Never questioned it. Hardly knew him.
In October 2009, 11 years after his indictment, Sater finally faced sentencing for his financial crime in a closed Brooklyn courtroom. He addressed the judge.

“Yes, I am guilty of the things that I have done,” he said. “The worst thing that could happen, your honor, despite whatever sentence you impose on me… I went into real estate development and I built a very successful real estate company… a Trump project. I built the whole thing. Years ago, they wrote an article in the newspaper, ‘Executive With Ties to Donald Trump Has Criminal Past.’ The next month, I had to leave my company, the company I had built with my own hands.”

He spoke of his parents and his sincerity was somewhat undercut by those who knew of his father’s conviction for years of racketeering.

“I hated myself, despised myself for doing the things that I was doing while I was doing them, because my parents did not sacrifice what they sacrificed to have me come to this country and become a criminal,” he said.
Too bad he didn't draw Judge Ellis for that case. Or maybe he did.
Sater was ordered to pay a $25,000 fine rather than the $40 million in restitution he might have been required to pay and to serve no jail time rather than as many as 20 years.
Or, it could be that he was just too valuable an informant and CIA asset.
In 2013, Sater’s connection to Trump, who was still two years shy of running for national office, caused the mogul one of his many moments of pique with a member of the international press. Trump stormed out of a BBC Panorama interview when asked by John Sweeney, “Shouldn’t you have said, Felix Sater, you’re connected with the Mafia and you’re fired.” Trump replied by suggesting Sweeney might be “thick” and that he could not break a contract with Bayrock even if Sater’s mob ties were established to his satisfaction.
Hardly knew him.
By 2010, Sater was out at Bayrock—but in at the Trump Organization. He reportedly brandished a business card naming him as a “Senior Advisor to Donald Trump.” He also had a valid email address at the organization, a phone number that had previously belonged to one of Trump’s general counsels, and his own office in Trump Tower on Fifth Avenue.
Hardly knew him.
Jody Kriss, the former finance director of Bayrock, alleged that he was entitled to a share of the $227 million profits in the Trump SoHo project. As reported by The Daily Beast in August 2016, Kriss claimed, in a court case filed in Delaware, that he was owed $7 million for his work on the project but offered a settlement of only half a million dollars. His principal antagonist in recouping his investment, he said, was Felix Sater.

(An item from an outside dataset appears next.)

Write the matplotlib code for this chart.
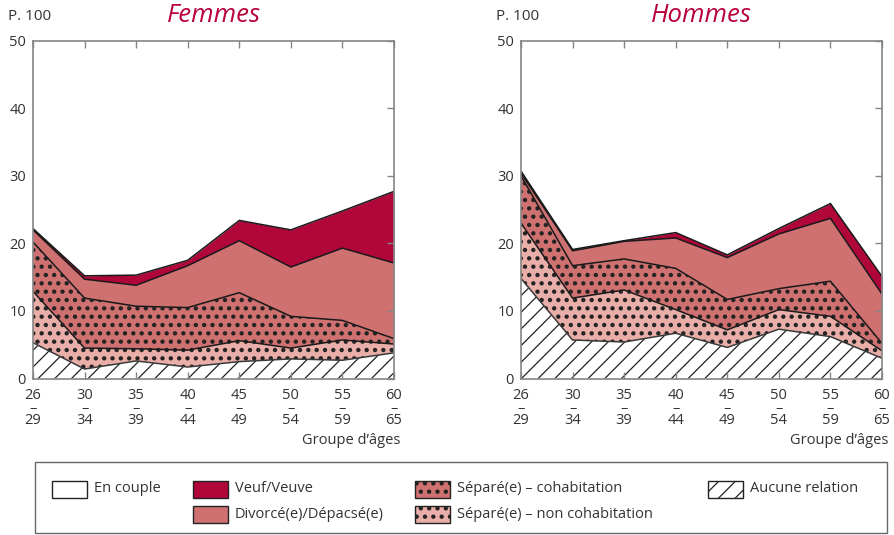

In sworn testimony, Kriss stated that his money had become entangled with an Icelandic financial company known as FL Group, which seemed to draw Russian investors “in favor” with Vladimir Putin. (Bayrock founder Tevfik Arif was also part of this deal.) According to Kriss:

“Felix Satter [sic] told me that the deal with FL prohibited me from getting the rest in that I could either take the money and shut up or risk being killed if I made trouble.

[...]

In a separate and still-pending suit to which Kriss is a plaintiff, this one filed in New York’s Southern District, he has alleged that “tax evasion and money-laundering are the core of Bayrock’s business model.”

[...]

As for Sater, he had coffee the other day with the president's personal lawyer and discussed a peace plan for Ukraine. He was apparently not among the immigrants Trump had in mind when he spoke to a gathering of CEOs on Thursday about his deportation efforts.

“We’re getting really bad dudes out of this country at a rate no one has seen before,” Trump said.
The case was settled in February last year. Terms are unknown.
More evidence of Sater’s connections to Trump could emerge next week when Sater is scheduled to testify before Congress in an open session.   Law & Crime
That's not to be missed. Currently scheduled for March 14, I believe.

...but hey, do what you want...you will anyway.